Index partition unusable and wait ‘kpodplck wait before retrying ORA-54’ event during direct sqlldr
最近有人遇到用SQL*Loader 向数据库加载数据时发现很慢,并且反映有几个分区表上的local索引总是递归的变成invalid or unusable,rebuild该分区失效索引,另一个索引分区又失效。
对于失效索引开始启用了个DDL trigger,并没有发现这段时间有前台进程DDL,还有一种可能在sqlldr 加载数据时使用了直接路径时(DIRECT=TRUE) 也会导致索引失效,要来了sqlldr 的脚本如下:
sqlldr WEEJAR/WEEJAR_321@anbob_n2 control=../tmp/15861558temp.CTL log=../tmp/15861558temp.LOG data=../tmp/15861558temp.DATA parallel=flase direct=true rows=1000000
Note:
这里sqlldr确实使用了direct path load, 当sqlldr使用了直接路径加载时,对于表上的索引是使用了一种独立的排序旧的index和新增的索引值合并成新的index segment,而且对于索引维护默认是推迟到加载完所有的数据后自动维护的, 对于大表或大的索引这过程将会花费较长的时间,加载时查询index partition是invalid状态,自动维护索引rebuild前提是有足够可用的temp 表空间,否则sqlldr 的数据仍会导入,但是index会被剩下,停留在invalid or unusable状态。
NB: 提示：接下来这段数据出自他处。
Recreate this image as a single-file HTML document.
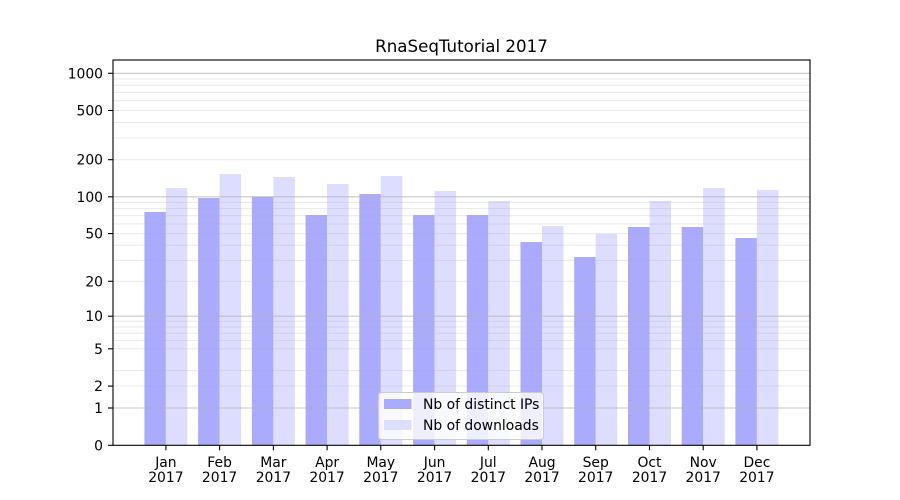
<!DOCTYPE html>
<html><head><meta charset="utf-8"><style>
html,body{margin:0;padding:0;background:#fff;}
svg{display:block;}
text{font-family:"DejaVu Sans","Liberation Sans",sans-serif;fill:#000;}
</style></head><body>
<svg width="900" height="500" viewBox="0 0 900 500" xmlns="http://www.w3.org/2000/svg">
<rect x="0" y="0" width="900" height="500" fill="#fff"/>
<!-- bars IPs -->
<g fill="#aaaaff">
<rect x="144.4" y="212" width="21.5" height="233"/>
<rect x="198.1" y="198" width="21.5" height="247"/>
<rect x="251.9" y="196.7" width="21.5" height="248.3"/>
<rect x="305.6" y="215" width="21.5" height="230"/>
<rect x="359.3" y="194" width="21.5" height="251"/>
<rect x="413.1" y="215" width="21.5" height="230"/>
<rect x="466.8" y="215" width="21.5" height="230"/>
<rect x="520.5" y="242" width="21.5" height="203"/>
<rect x="574.2" y="257" width="21.5" height="188"/>
<rect x="628.0" y="227" width="21.5" height="218"/>
<rect x="681.7" y="227" width="21.5" height="218"/>
<rect x="735.4" y="238" width="21.5" height="207"/>
</g>
<g fill="#ddddff">
<rect x="165.9" y="188" width="21.5" height="257"/>
<rect x="219.6" y="174" width="21.5" height="271"/>
<rect x="273.4" y="177" width="21.5" height="268"/>
<rect x="327.1" y="184" width="21.5" height="261"/>
<rect x="380.8" y="176" width="21.5" height="269"/>
<rect x="434.6" y="191" width="21.5" height="254"/>
<rect x="488.3" y="201" width="21.5" height="244"/>
<rect x="542.0" y="226" width="21.5" height="219"/>
<rect x="595.7" y="234" width="21.5" height="211"/>
<rect x="649.5" y="201" width="21.5" height="244"/>
<rect x="703.2" y="188" width="21.5" height="257"/>
<rect x="756.9" y="190" width="21.5" height="255"/>
</g>
<!-- minor grid -->
<g stroke="#b0b0b0" stroke-opacity="0.25" stroke-width="1.1">
<line x1="113" x2="810" y1="386.1" y2="386.1"/>
<line x1="113" x2="810" y1="370.6" y2="370.6"/>
<line x1="113" x2="810" y1="348.8" y2="348.8"/>
<line x1="113" x2="810" y1="340.5" y2="340.5"/>
<line x1="113" x2="810" y1="333.3" y2="333.3"/>
<line x1="113" x2="810" y1="327.0" y2="327.0"/>
<line x1="113" x2="810" y1="321.3" y2="321.3"/>
<line x1="113" x2="810" y1="281.3" y2="281.3"/>
<line x1="113" x2="810" y1="260.4" y2="260.4"/>
<line x1="113" x2="810" y1="245.3" y2="245.3"/>
<line x1="113" x2="810" y1="233.6" y2="233.6"/>
<line x1="113" x2="810" y1="223.9" y2="223.9"/>
<line x1="113" x2="810" y1="215.7" y2="215.7"/>
<line x1="113" x2="810" y1="208.6" y2="208.6"/>
<line x1="113" x2="810" y1="202.4" y2="202.4"/>
<line x1="113" x2="810" y1="159.7" y2="159.7"/>
<line x1="113" x2="810" y1="138.0" y2="138.0"/>
<line x1="113" x2="810" y1="122.5" y2="122.5"/>
<line x1="113" x2="810" y1="110.5" y2="110.5"/>
<line x1="113" x2="810" y1="100.7" y2="100.7"/>
<line x1="113" x2="810" y1="92.4" y2="92.4"/>
<line x1="113" x2="810" y1="85.3" y2="85.3"/>
<line x1="113" x2="810" y1="78.9" y2="78.9"/>
</g>
<!-- major grid -->
<g stroke="#b0b0b0" stroke-opacity="0.7" stroke-width="1.1">
<line x1="113" x2="810" y1="408.0" y2="408.0"/>
<line x1="113" x2="810" y1="316.2" y2="316.2"/>
<line x1="113" x2="810" y1="196.8" y2="196.8"/>
<line x1="113" x2="810" y1="73.3" y2="73.3"/>
</g>
<!-- axes frame -->
<rect x="113" y="60" width="697" height="385.3" fill="none" stroke="#000" stroke-width="1.1"/>
<!-- y ticks -->
<g stroke="#000" stroke-width="1.1">
<line x1="108" x2="113" y1="445.3" y2="445.3"/>
<line x1="108" x2="113" y1="408.0" y2="408.0"/>
<line x1="108" x2="113" y1="386.1" y2="386.1"/>
<line x1="108" x2="113" y1="348.8" y2="348.8"/>
<line x1="108" x2="113" y1="316.2" y2="316.2"/>
<line x1="108" x2="113" y1="281.3" y2="281.3"/>
<line x1="108" x2="113" y1="233.6" y2="233.6"/>
<line x1="108" x2="113" y1="196.8" y2="196.8"/>
<line x1="108" x2="113" y1="159.7" y2="159.7"/>
<line x1="108" x2="113" y1="110.5" y2="110.5"/>
<line x1="108" x2="113" y1="73.3" y2="73.3"/>
</g>
<g font-size="13.9" text-anchor="end">
<text x="103" y="450.3">0</text>
<text x="103" y="413.0">1</text>
<text x="103" y="391.1">2</text>
<text x="103" y="353.8">5</text>
<text x="103" y="321.2">10</text>
<text x="103" y="286.3">20</text>
<text x="103" y="238.6">50</text>
<text x="103" y="201.8">100</text>
<text x="103" y="164.7">200</text>
<text x="103" y="115.5">500</text>
<text x="103" y="78.3">1000</text>
</g>
<!-- x ticks -->
<g stroke="#000" stroke-width="1.1">
<line x1="165.9" x2="165.9" y1="445.3" y2="450.3"/>
<line x1="219.6" x2="219.6" y1="445.3" y2="450.3"/>
<line x1="273.4" x2="273.4" y1="445.3" y2="450.3"/>
<line x1="327.1" x2="327.1" y1="445.3" y2="450.3"/>
<line x1="380.8" x2="380.8" y1="445.3" y2="450.3"/>
<line x1="434.6" x2="434.6" y1="445.3" y2="450.3"/>
<line x1="488.3" x2="488.3" y1="445.3" y2="450.3"/>
<line x1="542.0" x2="542.0" y1="445.3" y2="450.3"/>
<line x1="595.7" x2="595.7" y1="445.3" y2="450.3"/>
<line x1="649.5" x2="649.5" y1="445.3" y2="450.3"/>
<line x1="703.2" x2="703.2" y1="445.3" y2="450.3"/>
<line x1="756.9" x2="756.9" y1="445.3" y2="450.3"/>
</g>
<g font-size="13.9" text-anchor="middle">
<text x="165.9" y="467">Jan</text><text x="165.9" y="482">2017</text>
<text x="219.6" y="467">Feb</text><text x="219.6" y="482">2017</text>
<text x="273.4" y="467">Mar</text><text x="273.4" y="482">2017</text>
<text x="327.1" y="467">Apr</text><text x="327.1" y="482">2017</text>
<text x="380.8" y="467">May</text><text x="380.8" y="482">2017</text>
<text x="434.6" y="467">Jun</text><text x="434.6" y="482">2017</text>
<text x="488.3" y="467">Jul</text><text x="488.3" y="482">2017</text>
<text x="542.0" y="467">Aug</text><text x="542.0" y="482">2017</text>
<text x="595.7" y="467">Sep</text><text x="595.7" y="482">2017</text>
<text x="649.5" y="467">Oct</text><text x="649.5" y="482">2017</text>
<text x="703.2" y="467">Nov</text><text x="703.2" y="482">2017</text>
<text x="756.9" y="467">Dec</text><text x="756.9" y="482">2017</text>
</g>
<!-- legend -->
<rect x="378.5" y="392.5" width="165" height="47" rx="3" ry="3" fill="#fff" fill-opacity="0.8" stroke="#cccccc" stroke-width="1"/>
<rect x="384" y="399" width="27.5" height="10" fill="#aaaaff"/>
<rect x="384" y="420" width="27.5" height="10" fill="#ddddff"/>
<text x="423" y="409" font-size="13.9">Nb of distinct IPs</text>
<text x="423" y="430" font-size="13.9">Nb of downloads</text>
<!-- title -->
<text x="461.5" y="52" font-size="16.67" text-anchor="middle">RnaSeqTutorial 2017</text>
</svg>
</body></html>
因为sqlldr 中没有skip_index_maintenance参数,告知了自动维护的原理并没必要跟着rebuild index, 最后等load完所有数据查询确认了无无效索引。
下面分析load慢的现象
SQL> select username,machine,program,event ,status from v$session where event like 'kpodplck wait before%'; USERNAME MACHINE PROGRAM EVENT STATUS ---------- ---------- -------------- ------------------------------------ -------- WEEJAR anbob2 sqlldr@anbob2 ( kpodplck wait before retrying ORA-54 ACTIVE WEEJAR anbob2 sqlldr@anbob2 ( kpodplck wait before retrying ORA-54 ACTIVE WEEJAR anbob2 sqlldr@anbob2 ( kpodplck wait before retrying ORA-54 ACTIVE WEEJAR anbob2 sqlldr@anbob2 ( kpodplck wait before retrying ORA-54 ACTIVE WEEJAR anbob2 sqlldr@anbob2 ( kpodplck wait before retrying ORA-54 ACTIVE WEEJAR anbob2 sqlldr@anbob2 ( kpodplck wait before retrying ORA-54 ACTIVE WEEJAR anbob2 sqlldr@anbob2 ( kpodplck wait before retrying ORA-54 ACTIVE ... retrying ORA-54 WEEJAR anbob2 sqlldr@anbob2 ( kpodplck wait before retrying ORA-54 ACTIVE WEEJAR anbob2 sqlldr@anbob2 ( kpodplck wait before retrying ORA-54 ACTIVE WEEJAR anbob2 sqlldr@anbob2 ( kpodplck wait before retrying ORA-54 ACTIVE WEEJAR anbob2 sqlldr@anbob2 ( kpodplck wait before retrying ORA-54 ACTIVE WEEJAR anbob2 sqlldr@anbob2 ( kpodplck wait before retrying ORA-54 ACTIVE WEEJAR anbob2 sqlldr@anbob2 ( kpodplck wait before retrying ORA-54 ACTIVE 137 rows selected. SQL> select * from v$version; BANNER ---------------------------------------------------------------- Oracle Database 10g Enterprise Edition Release 10.2.0.4.0 - 64bi PL/SQL Release 10.2.0.4.0 - Production CORE 10.2.0.4.0 Production TNS for HPUX: Version 10.2.0.4.0 - Production NLSRTL Version 10.2.0.4.0 - Production kdtzb1:/oracle> uname -a HP-UX kdtzb1 B.11.31 U ia64 2547054003 unlimited-user license
Note:
这个event比较少见从名字上kpodplck Oracle Direct Path lock, ora-54 资源占用的到比较常见。 搜索了一下这个事件在MOS中找到了一个bug,但是在11.2.0.1中已修复,现在是在10.2.0.4和另一套11.2.0.3的库同时运行相同的load,现象都一样也是“kpodplck wait before retrying ORA-54”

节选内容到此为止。